Sounds a bit like the different subjects of "applied math" vs "math"

Some like proving and deriving, for others it's a tool to solve other problems

0xdeadbeefbabe 13 hours ago

Have you heard the saying there is too much performance in the practice room? It's the same with programming. Performance is the goal, and practice is how you get there. No one seems to be in danger of practicing too much though.

ookblah 20 hours ago

i mean how far are you willing to take that argument? every decade has just been a new abstraction, imagine people flipping switches or in raw assembly talking about how they don't "understand" you now with your no effort. or even those who don't "understand" why you use your autocomplete and fancy IDE, preferring a simple text editor.

i say this as someone who cut my teeth on this stuff growing up and seeing the evolution, it's both. and at some point it's honestly elitism and gatekeeping. i sort of cringe when it's called a "craft" because it's not like woodworking or something. the process is both full of joy but so is the end result, and the nature of our industry is that the process is ALWAYS changing.

you accumulate a depth of knowledge and watch as it washes away in a few years. that kind of change, and the big kind of change that AI brings scares people so they start clinging to it like it's some kind of centuries old trade lol.

  • bredren 17 hours ago

    It is not just gatekeeping.
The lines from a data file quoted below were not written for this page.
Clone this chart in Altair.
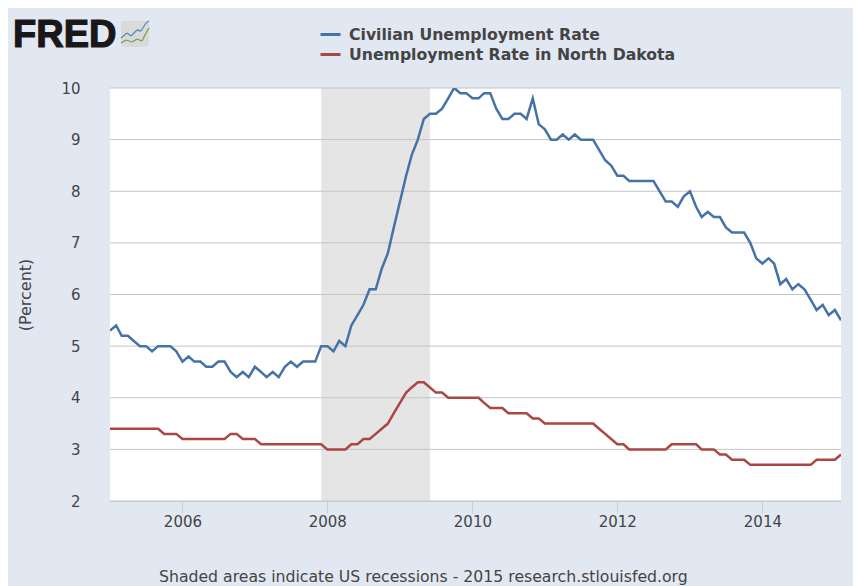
import altair as alt
import pandas as pd

us_rate = [
    5.3, 5.4, 5.2, 5.2, 5.1, 5.0, 5.0, 4.9, 5.0, 5.0, 5.0, 4.9,
    4.7, 4.8, 4.7, 4.7, 4.6, 4.6, 4.7, 4.7, 4.5, 4.4, 4.5, 4.4,
    4.6, 4.5, 4.4, 4.5, 4.4, 4.6, 4.7, 4.6, 4.7, 4.7, 4.7, 5.0,
    5.0, 4.9, 5.1, 5.0, 5.4, 5.6, 5.8, 6.1, 6.1, 6.5, 6.8, 7.3,
    7.8, 8.3, 8.7, 9.0, 9.4, 9.5, 9.5, 9.6, 9.8, 10.0, 9.9, 9.9,
    9.8, 9.8, 9.9, 9.9, 9.6, 9.4, 9.4, 9.5, 9.5, 9.4, 9.8, 9.3,
    9.2, 9.0, 9.0, 9.1, 9.0, 9.1, 9.0, 9.0, 9.0, 8.8, 8.6, 8.5,
    8.3, 8.3, 8.2, 8.2, 8.2, 8.2, 8.2, 8.0, 7.8, 7.8, 7.7, 7.9,
    8.0, 7.7, 7.5, 7.6, 7.5, 7.5, 7.3, 7.2, 7.2, 7.2, 7.0, 6.7,
    6.6, 6.7, 6.6, 6.2, 6.3, 6.1, 6.2, 6.1, 5.9, 5.7, 5.8, 5.6,
    5.7, 5.5,
]
nd_rate = [
    3.4, 3.4, 3.4, 3.4, 3.4, 3.4, 3.4, 3.4, 3.4, 3.3, 3.3, 3.3,
    3.2, 3.2, 3.2, 3.2, 3.2, 3.2, 3.2, 3.2, 3.3, 3.3, 3.2, 3.2,
    3.2, 3.1, 3.1, 3.1, 3.1, 3.1, 3.1, 3.1, 3.1, 3.1, 3.1, 3.1,
    3.0, 3.0, 3.0, 3.0, 3.1, 3.1, 3.2, 3.2, 3.3, 3.4, 3.5, 3.7,
    3.9, 4.1, 4.2, 4.3, 4.3, 4.2, 4.1, 4.1, 4.0, 4.0, 4.0, 4.0,
    4.0, 4.0, 3.9, 3.8, 3.8, 3.8, 3.7, 3.7, 3.7, 3.7, 3.6, 3.6,
    3.5, 3.5, 3.5, 3.5, 3.5, 3.5, 3.5, 3.5, 3.5, 3.4, 3.3, 3.2,
    3.1, 3.1, 3.0, 3.0, 3.0, 3.0, 3.0, 3.0, 3.0, 3.1, 3.1, 3.1,
    3.1, 3.1, 3.0, 3.0, 3.0, 2.9, 2.9, 2.8, 2.8, 2.8, 2.7, 2.7,
    2.7, 2.7, 2.7, 2.7, 2.7, 2.7, 2.7, 2.7, 2.7, 2.8, 2.8, 2.8,
    2.8, 2.9,
]
months = pd.date_range("2005-01-01", periods=len(us_rate), freq="MS").strftime("%Y-%m-%d").tolist()
series_names = ["Civilian Unemployment Rate", "Unemployment Rate in North Dakota"]
series_colors = ["#4572A7", "#AA4643"]
y_ticks = [2, 3, 4, 5, 6, 7, 8, 9, 10]
x_tick_years = [2006, 2008, 2010, 2012, 2014]
recession_start = ["2007-12-01"]
recession_end = ["2009-06-01"]
footer_text = "Shaded areas indicate US recessions - 2015 research.stlouisfed.org"
logo_text = "FRED"
icon_blue = [(121, 38), (127, 33), (131, 36), (137, 30), (141, 31), (146, 23), (149, 21)]
icon_green = [(121, 43), (126, 40), (132, 42), (137, 39), (142, 41), (146, 33), (149, 28)]

BG = "#E1E8F2"
TEXT = "#444444"
LEFT, TOP = 102, 80          # plot origin inside the svg
PW, PH = 731, 413
ox, oy = 110, 88             # plot origin on the page

df = pd.DataFrame(
    {
        "date": months * 2,
        "rate": us_rate + nd_rate,
        "series": [series_names[0]] * len(months) + [series_names[1]] * len(months),
    }
)

x_scale = alt.Scale(type="time", domain=[months[0], months[-1]], nice=False)
y_scale = alt.Scale(domain=[2, 10], nice=False, zero=False)

recession = (
    alt.Chart(pd.DataFrame({"start": recession_start, "end": recession_end}))
    .mark_rect(color="#E5E5E5")
    .encode(
        x=alt.X(
            "start:T",
            scale=x_scale,
            title=None,
            axis=alt.Axis(
                values=[alt.DateTime(year=y, month=1, date=1) for y in x_tick_years],
                format="%Y",
                grid=False,
                tickSize=12,
                tickColor="#C0D0E0",
                domainColor="#C0D0E0",
                domainWidth=1,
                labelFont="DejaVu Sans",
                labelFontSize=15,
                labelColor=TEXT,
                labelPadding=1,
                labelFlush=False,
                labelOverlap=False,
            ),
        ),
        x2="end:T",
    )
)

grid = (
    alt.Chart(pd.DataFrame({"tick": y_ticks}))
    .mark_rule(color="#C4C4C4", strokeWidth=1)
    .encode(
        y=alt.Y(
            "tick:Q",
            scale=y_scale,
            title="(Percent)",
            axis=alt.Axis(
                values=y_ticks,
                grid=False,
                domain=False,
                ticks=False,
                labelPadding=30,
                labelFont="DejaVu Sans",
                labelFontSize=15,
                labelColor=TEXT,
                titleFont="DejaVu Sans",
                titleFontSize=16,
                titleFontWeight="normal",
                titleColor=TEXT,
                titleX=-77,
            ),
        )
    )
)

lines = (
    alt.Chart(df)
    .mark_line(strokeWidth=2.5, interpolate="linear", clip=True)
    .encode(
        x=alt.X("date:T", scale=x_scale, title=None),
        y=alt.Y("rate:Q", scale=y_scale, title="(Percent)"),
        color=alt.Color(
            "series:N",
            scale=alt.Scale(domain=series_names, range=series_colors),
            sort=series_names,
            legend=alt.Legend(
                title=None,
                orient="none",
                legendX=209,
                legendY=-65,
                symbolType="stroke",
                symbolSize=400,
                symbolStrokeWidth=3,
                labelFont="DejaVu Sans",
                labelFontSize=15.7,
                labelFontWeight="bold",
                labelColor=TEXT,
                labelLimit=400,
                labelOffset=7,
                rowPadding=0,
                padding=0,
            ),
        ),
    )
)

footer = (
    alt.Chart(pd.DataFrame({"t": [footer_text]}))
    .mark_text(font="DejaVu Sans", fontSize=15.7, color=TEXT, align="left", baseline="middle")
    .encode(text="t:N", x=alt.value(159 - ox), y=alt.value(577 - oy))
)
logo = (
    alt.Chart(pd.DataFrame({"t": [logo_text]}))
    .mark_text(
        font="Liberation Sans", fontSize=38, fontWeight="bold", color="#1A1718",
        stroke="#1A1718", strokeWidth=1.2, align="left", baseline="alphabetic",
    )
    .encode(text="t:N", x=alt.value(13 - ox), y=alt.value(47 - oy))
)
icon_bg = (
    alt.Chart(pd.DataFrame({"a": [0]}))
    .mark_rect(color="#D9DADB", cornerRadius=3)
    .encode(
        x=alt.value(121 - ox), x2=alt.value(149 - ox),
        y=alt.value(21 - oy), y2=alt.value(47 - oy),
    )
)


def polyline(points, color):
    segs = []
    for (x0, y0), (x1, y1) in zip(points[:-1], points[1:]):
        segs.append(
            alt.Chart(pd.DataFrame({"a": [0]}))
            .mark_rule(color=color, strokeWidth=1.3)
            .encode(
                x=alt.value(x0 - ox), x2=alt.value(x1 - ox),
                y=alt.value(y0 - oy), y2=alt.value(y1 - oy),
            )
        )
    return segs


chart = (
    alt.layer(
        recession, grid, lines, footer, logo, icon_bg,
        *polyline(icon_blue, "#5B8DB0"),
        *polyline(icon_green, "#6FA04A"),
    )
    .properties(
        width=PW,
        height=PH,
        background=BG,
        padding={"left": LEFT, "top": TOP, "right": 12, "bottom": 85},
        autosize=alt.AutoSizeParams(type="none", contains="content"),
    )
    .configure_view(fill="#FFFFFF", stroke=None)
)

chart.save("out.html", embed_options={"renderer": "svg", "actions": False})
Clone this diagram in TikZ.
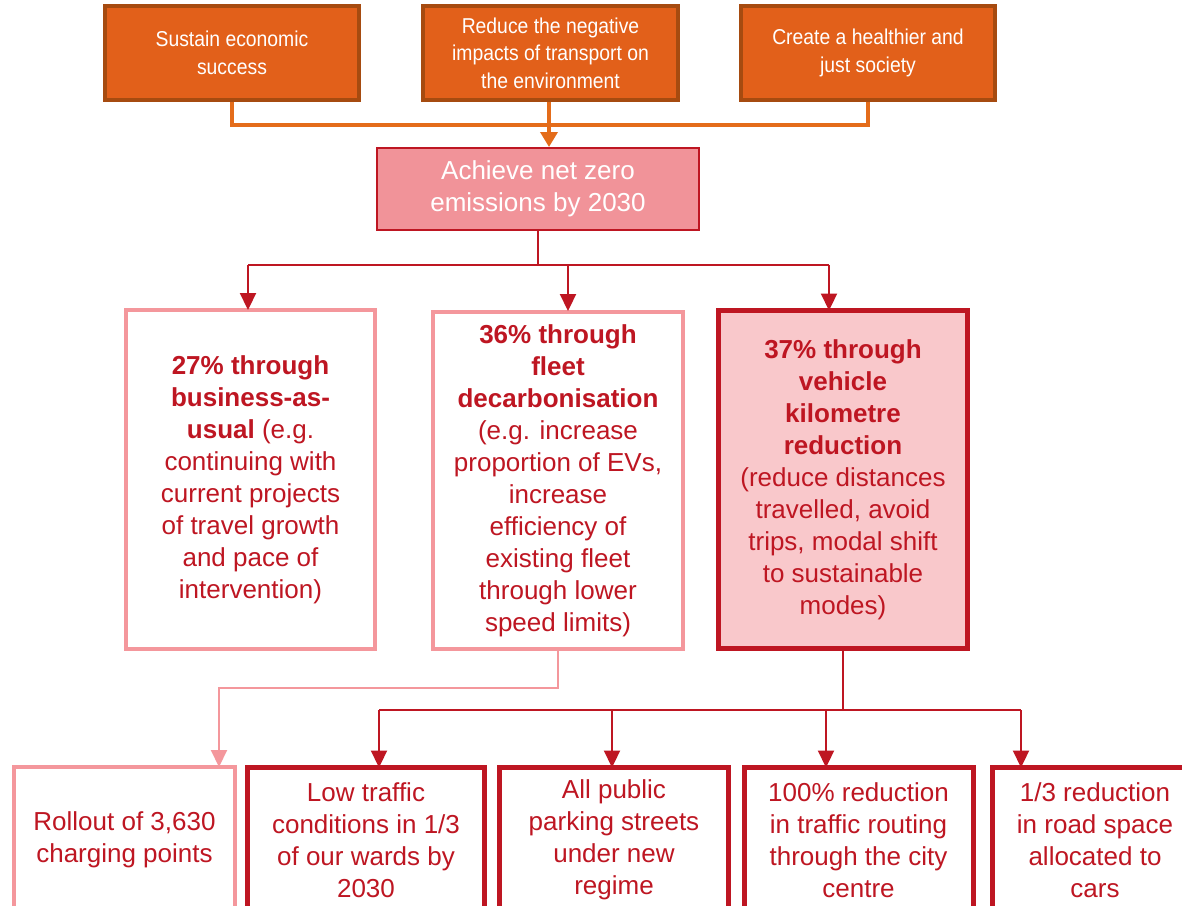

It is a stubborn refusal to see that one could be programming something much more sophisticated if they could use these iteration loops efficiently.

    Many of these folks would do well to walk over to the intersection of Market, Bush, and Battery Streets in San Francisco and gaze up at the Mechanics Monument.

    • 7589447636 15 hours ago

      > It is a stubborn refusal to see that one could be programming something much more sophisticated if they could use these iteration loops efficiently

      Programming something more sophisticated with AI? AI is pretty much useless if you're doing anything somewhat novel. What it excels at is vomiting code that has already been written a million times so you can build yet another Electron cross-platform app.

      • newman8r 12 hours ago

        what sort existing of projects do you think couldn't have been created with an AI-heavy workflow?